Well that’s hardly news …
On my tour of newspaper websites this morning I alighted upon this report of ITV’s supposed ‘switch off’ stunt designed to encourage its viewers to go outside and take some exercise. It seems that it did not quite have the desired effect with some ITV viewers – see here – THE INDEPENDENT
It seems that, despite Henry Ford’s dictum “History is bunk”, very little about human nature ever changes. H.L. Mencken hit a nail on the head when he wrote “Nobody ever went broke under-estimating the taste of the American public”.
When I worked in ITV many, many, moons ago it was received opinion that however racist, fascist, ridiculous, stupid, vile and obnoxious one ever imagined the views of the ordinary British man or woman in the street to be in one’s wildest dreams, the reality as experienced was invariably far worse.
At one stage I was one of several executives who received daily log reports kept by telephonists of viewers who had called in to give unsolicited feedback on our programmes – and I should acknowledge here that this wouldn’t necessarily be a wholly representative example of what everybody ‘out there’ thought because, of course, the ‘constituency’ consisted only of those who had bothered to lift the phone and actually call in.

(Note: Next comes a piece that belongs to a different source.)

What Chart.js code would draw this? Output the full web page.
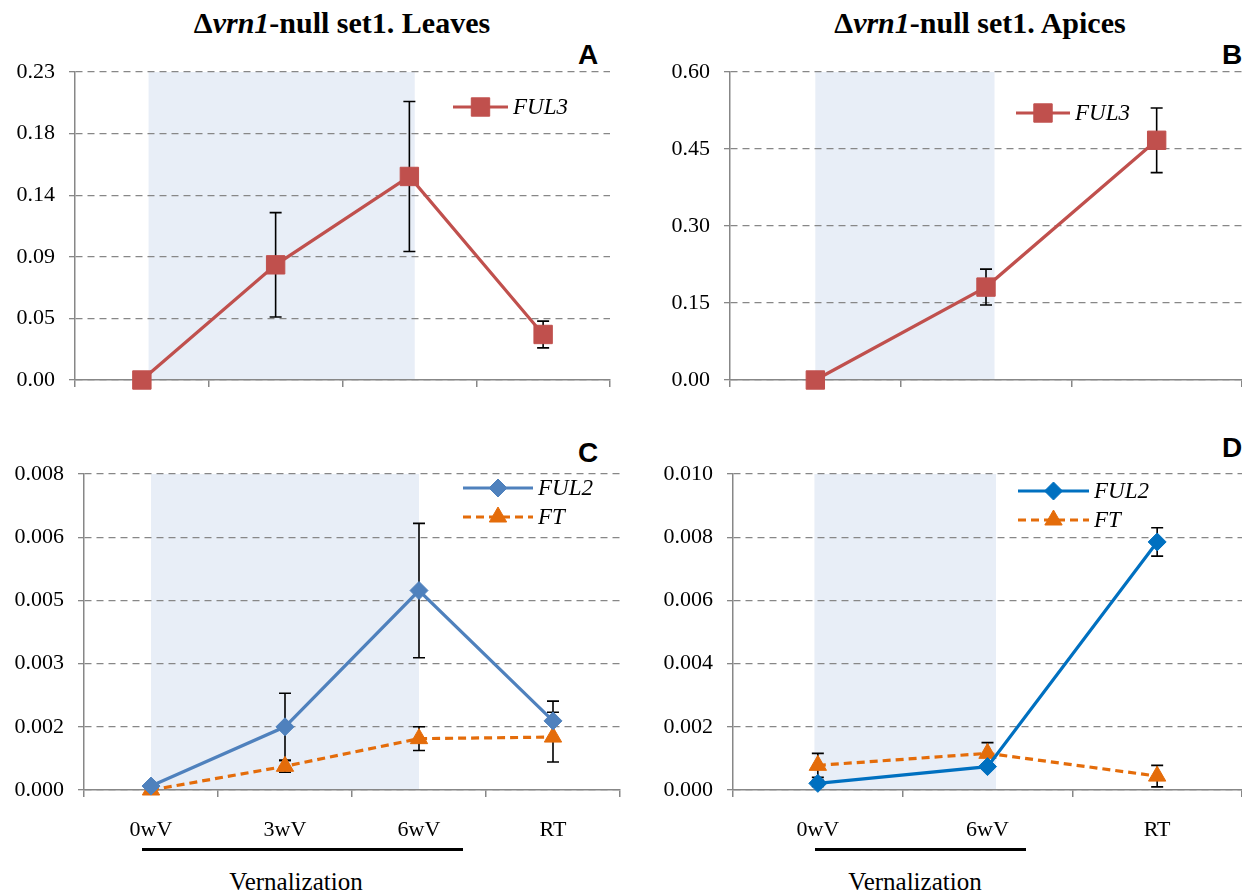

It so happened that, every so often, a summary of our logs had to be prepared and sent to the relevant IBA (Independent Broadcasting Authority) department monitoring viewer reaction so that our lords and masters could assess public reaction to our programmes.
Around the time in the late 1980s when Trevor Macdonald began first presenting the early (6.00pm) ITN News, it wasn’t particularly pleasant, reassuring or edifying for ITV companies, or indeed the IBA, to receive confirmation month after month that during the early evening period almost 30% of all calls from our viewers – as logged by ITV telephonists – were variations on the theme “Get that effing coon off my television screen!”
When I saw the article linked above regarding ITV’s attempted stunt/campaign to get people out and taking exercise it did not surprise me in the slightest.
During the infamous 10-week 1979 national ITV strike over pay the ITV Channel habitually broadcast a simple ‘test card’ apologising for not being on air. It soon became not unknown for said test card to get higher ‘viewer ratings’ than the ITV programmes that previously (had there not been a strike going on) had been broadcast on ITV at various time of the day!